I quite happily leave DD with DH - great for me time, not much use for couple time! It came about because DD keeps me up all night every night, so often by the time she's ready to get up, I'm still totally shattered and will boot DH out of bed to get her up. I can hear them playing in the lounge and it's been really reassuring to hear that they are both really happy together. So now I'm happy to go out and leave them together. Could you try getting your mum round to play (or going to hers) and hanging out in another room where you can listen but he can't see you?
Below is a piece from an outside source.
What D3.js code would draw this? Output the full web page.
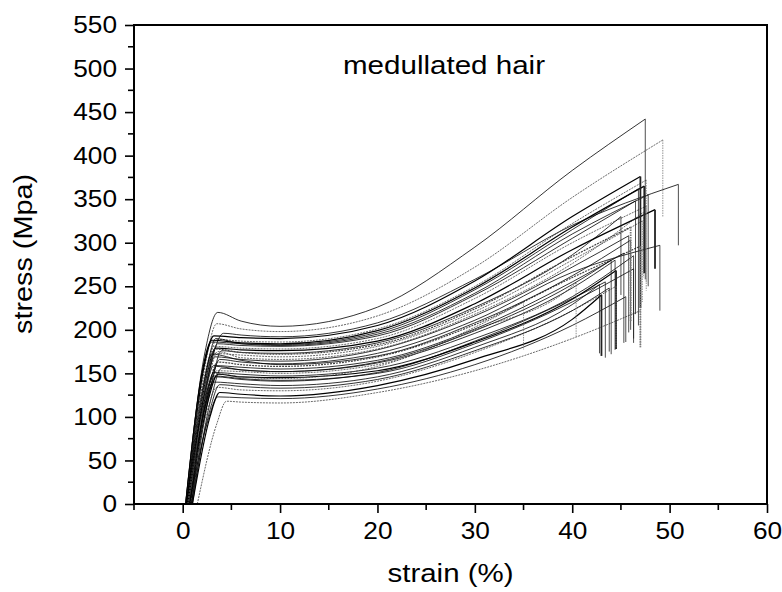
<!DOCTYPE html>
<meta charset='utf-8'>
<html>
<head>
    <title>medullated hair</title>
    <script src='https://d3js.org/d3.v7.min.js'></script>
    <style>
        html,
        body {
            margin: 0;
            padding: 0;
            background: #fff;
        }

        svg {
            display: block;
        }

        text {
            font-family: 'Liberation Sans', Arial, sans-serif;
            fill: #000;
        }
    </style>
</head>
<body>
<script>

    // one column per fibre (34 tensile tests)
    const startStrain = [0.3, 0.5, 0.9, 0.4, 0.6, 0.3, 0.5, 0.7, 0.4, 0.9, 0.3, 0.6, 0.5, 0.8, 0.4, 1.0, 0.6, 0.4, 0.7, 0.5, 0.5, 0.8, 0.6, 1.0, 0.7, 1.5, 0.4, 0.6, 0.5, 0.7, 0.4, 0.6, 0.9, 0.3];
    const kneeStrain = [2.3, 2.4, 2.9, 2.2, 2.5, 2.0, 2.6, 2.3, 2.4, 3.0, 2.1, 2.4, 2.8, 2.6, 2.3, 3.0, 2.5, 2.3, 2.6, 2.4, 2.4, 2.3, 2.5, 2.8, 2.6, 3.5, 2.1, 2.4, 2.4, 2.5, 2.2, 2.6, 2.8, 2.0];
    const kneeStress = [175, 165, 160, 158, 152, 150, 148, 146, 144, 140, 140, 135, 132, 130, 128, 125, 122, 120, 118, 120, 116, 112, 106, 100, 96, 92, 135, 150, 145, 125, 118, 140, 108, 152];
    const yieldStrain = [3.6, 3.5, 4.2, 3.2, 3.5, 3.0, 3.6, 3.2, 3.4, 4.0, 3.0, 3.3, 3.8, 3.6, 3.2, 4.0, 3.5, 3.2, 3.6, 3.3, 3.4, 3.2, 3.5, 3.8, 3.6, 4.5, 3.0, 3.4, 3.3, 3.5, 3.2, 3.6, 3.8, 3.0];
    const yieldStress = [220, 207, 196, 193, 189, 186, 184, 181, 179, 176, 173, 169, 166, 163, 159, 156, 153, 151, 149, 150, 146, 140, 134, 128, 123, 118, 172, 190, 178, 158, 147, 175, 137, 188];
    const stressAt6 = [210, 201, 194, 191, 187, 184, 182, 179, 177, 174, 171, 166, 163, 160, 157, 154, 152, 149, 146, 146, 143, 138, 131, 126, 122, 117, 165, 184, 174, 154, 144, 168, 135, 185];
    const stressAt10 = [204, 198, 192, 190, 186, 183, 181, 178, 176, 173, 169, 164, 161, 158, 155, 152, 150, 147, 145, 144, 141, 136, 130, 124, 121, 116, 160, 182, 172, 152, 142, 166, 133, 184];
    const stressAt20 = [226, 216, 208, 205, 201, 197, 193, 190, 187, 185, 181, 177, 173, 169, 165, 162, 160, 156, 153, 158, 151, 146, 141, 136, 132, 128, 170, 195, 183, 163, 150, 178, 143, 199];
    const stressAt30 = [295, 272, 258, 256, 250, 246, 240, 236, 230, 226, 221, 216, 211, 206, 201, 196, 200, 190, 186, 203, 187, 180, 174, 166, 160, 153, 208, 242, 224, 199, 184, 218, 176, 248];
    const stressAt40 = [383, 352, 320, 330, 322, 315, 305, 300, 292, 286, 280, 272, 266, 260, 255, 248, 250, 238, 235, null, 236, 229, 222, 212, 205, 190, 262, 310, 284, 252, 232, 276, 222, 318];
    const breakStrain = [47.5, 49.3, 50.9, 47.0, 47.6, 46.8, 46.5, 47.6, 48.5, 45.0, 47.2, 45.8, 49.0, 47.0, 45.3, 44.4, 40.4, 46.3, 44.5, 35.0, 43.4, 42.8, 44.5, 43.0, 45.5, 47.0, 46.0, 47.8, 46.0, 44.0, 46.3, 47.3, 43.8, 47.4];
    const breakStress = [442, 418, 367, 376, 372, 362, 348, 342, 338, 330, 325, 308, 297, 296, 288, 280, 254, 285, 268, 232, 255, 252, 250, 240, 238, 222, 303, 355, 318, 280, 270, 335, 248, 365];
    const dropStress = [258, 330, 297, 225, 245, 205, 218, 255, 270, 240, 232, 197, 222, 180, 185, 177, 192, 190, 178, 177, 168, 173, 180, 170, 186, 180, 200, 250, 210, 172, 185, 260, 175, 265];

    const xTicks = [0, 10, 20, 30, 40, 50, 60];
    const xMinorTicks = [-5, 5, 15, 25, 35, 45, 55];
    const yTicks = [0, 50, 100, 150, 200, 250, 300, 350, 400, 450, 500, 550];
    const yMinorTicks = [25, 75, 125, 175, 225, 275, 325, 375, 425, 475, 525];

    const width = 782;
    const height = 592;
    const margin = { left: 134, right: 15, top: 25, bottom: 88 };
    const digitWidth = 14.6;

    const svg = d3.select('body')
        .append('svg')
        .attr('width', width)
        .attr('height', height);

    const x = d3.scaleLinear()
        .domain([-5, 60])
        .range([margin.left, width - margin.right]);

    const y = d3.scaleLinear()
        .domain([0, 550])
        .range([height - margin.bottom, margin.top]);

    // build the point list of each curve
    const curves = startStrain.map(function (s, i) {
        return [
            [s, 0],
            [kneeStrain[i], kneeStress[i]],
            [yieldStrain[i], yieldStress[i]],
            [6, stressAt6[i]],
            [10, stressAt10[i]],
            [20, stressAt20[i]],
            [30, stressAt30[i]],
            [40, stressAt40[i]],
            [breakStrain[i], breakStress[i]]
        ].filter(function (p) { return p[1] !== null && p[0] <= breakStrain[i]; });
    });

    const line = d3.line()
        .x(function (d) { return x(d[0]); })
        .y(function (d) { return y(d[1]); })
        .curve(d3.curveMonotoneX);

    const dotted = function (i) { return i % 3 === 1; };
    const heavy = function (i) { return i % 5 === 3; };

    const plot = svg.append('g');

    plot.selectAll('path.curve')
        .data(curves)
        .enter()
        .append('path')
        .attr('class', 'curve')
        .attr('d', line)
        .attr('fill', 'none')
        .attr('stroke', function (d, i) { return dotted(i) ? '#444' : '#000'; })
        .attr('stroke-width', function (d, i) { return heavy(i) ? 1.2 : 0.8; })
        .attr('stroke-dasharray', function (d, i) { return dotted(i) ? '2,1' : null; });

    // fracture: vertical drop at break strain
    plot.selectAll('line.drop')
        .data(breakStrain)
        .enter()
        .append('line')
        .attr('class', 'drop')
        .attr('x1', function (d) { return x(d); })
        .attr('x2', function (d) { return x(d); })
        .attr('y1', function (d, i) { return y(breakStress[i]); })
        .attr('y2', function (d, i) { return y(dropStress[i]); })
        .attr('stroke', function (d, i) { return dotted(i) ? '#777' : '#222'; })
        .attr('stroke-width', function (d, i) { return heavy(i) ? 1.8 : 0.8; })
        .attr('stroke-dasharray', function (d, i) { return dotted(i) ? '1.5,1' : null; });

    // axes
    const xAxis = svg.append('g')
        .attr('transform', 'translate(0,' + y(0) + ')')
        .call(d3.axisBottom(x).tickValues(xTicks).tickSize(9).tickSizeOuter(0).tickPadding(9));

    const yAxis = svg.append('g')
        .attr('transform', 'translate(' + x(-5) + ',0)')
        .call(d3.axisLeft(y).tickValues(yTicks).tickSize(9).tickSizeOuter(0).tickPadding(8));

    [xAxis, yAxis].forEach(function (g) {
        g.select('.domain').remove();
        g.selectAll('line').attr('stroke', '#000').attr('stroke-width', 1.6);
        g.selectAll('text')
            .attr('font-family', "'Liberation Sans', Arial, sans-serif")
            .attr('font-size', 24)
            .attr('textLength', function (d) { return String(d).length * digitWidth; })
            .attr('lengthAdjust', 'spacingAndGlyphs');
    });

    xAxis.selectAll('line.minor')
        .data(xMinorTicks)
        .enter()
        .append('line')
        .attr('class', 'minor')
        .attr('x1', function (d) { return x(d); })
        .attr('x2', function (d) { return x(d); })
        .attr('y1', 0)
        .attr('y2', 6)
        .attr('stroke', '#000')
        .attr('stroke-width', 1.6);

    yAxis.selectAll('line.minor')
        .data(yMinorTicks)
        .enter()
        .append('line')
        .attr('class', 'minor')
        .attr('x1', 0)
        .attr('x2', -6)
        .attr('y1', function (d) { return y(d); })
        .attr('y2', function (d) { return y(d); })
        .attr('stroke', '#000')
        .attr('stroke-width', 1.6);

    // frame
    svg.append('rect')
        .attr('x', x(-5))
        .attr('y', y(550))
        .attr('width', x(60) - x(-5))
        .attr('height', y(0) - y(550))
        .attr('fill', 'none')
        .attr('stroke', '#000')
        .attr('stroke-width', 2);

    // labels
    svg.append('text')
        .attr('x', 444)
        .attr('y', 74)
        .attr('text-anchor', 'middle')
        .attr('font-size', 25)
        .attr('textLength', 202)
        .attr('lengthAdjust', 'spacingAndGlyphs')
        .text('medullated hair');

    svg.append('text')
        .attr('x', (x(-5) + x(60)) / 2)
        .attr('y', 582)
        .attr('text-anchor', 'middle')
        .attr('font-size', 25)
        .attr('textLength', 126)
        .attr('lengthAdjust', 'spacingAndGlyphs')
        .text('strain (%)');

    svg.append('text')
        .attr('transform', 'translate(32,254) rotate(-90)')
        .attr('text-anchor', 'middle')
        .attr('font-size', 25)
        .attr('textLength', 160)
        .attr('lengthAdjust', 'spacingAndGlyphs')
        .text('stress (Mpa)');

</script>
</body>
</html>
We don't have any family nearby, and I have a very high-needs baby, so the only other place I leave her is daycare. I was horrified at the prospect of that too, but these days I'm quite happy about it. I pop in to breastfeed during the day, and as a quiet observer I've learnt quite a few things. One is that babies behave quite differently towards the carers when their mum is there to when they are not. They always choose mum over anyone else, but if mum isn't there, they'll happily hang out with their carer. Also that any tears when mum leaves almost always stop the instant mum is out of sight. Also, I've seen a couple of occasions where a kid has got really upset over something (one popped a balloon and got a big fright, for example), and after a few minutes of trying different things to settle her down (including lots of cuddles and distractions), they rang her mum to come and give her a hug. So it was really good to see that they'd actually do that.

I'm sure given it's your mum, that she'd ring you if need be.

Oh, another thing daycare do that has made it heaps easier for me is to take several photos of her each day and stick them in a notebook for me - so I can see her having lots of fun doing different things. Because they are often looking sad when you leave, it's easy to imagine that they stay that way all day, when in reality they don't.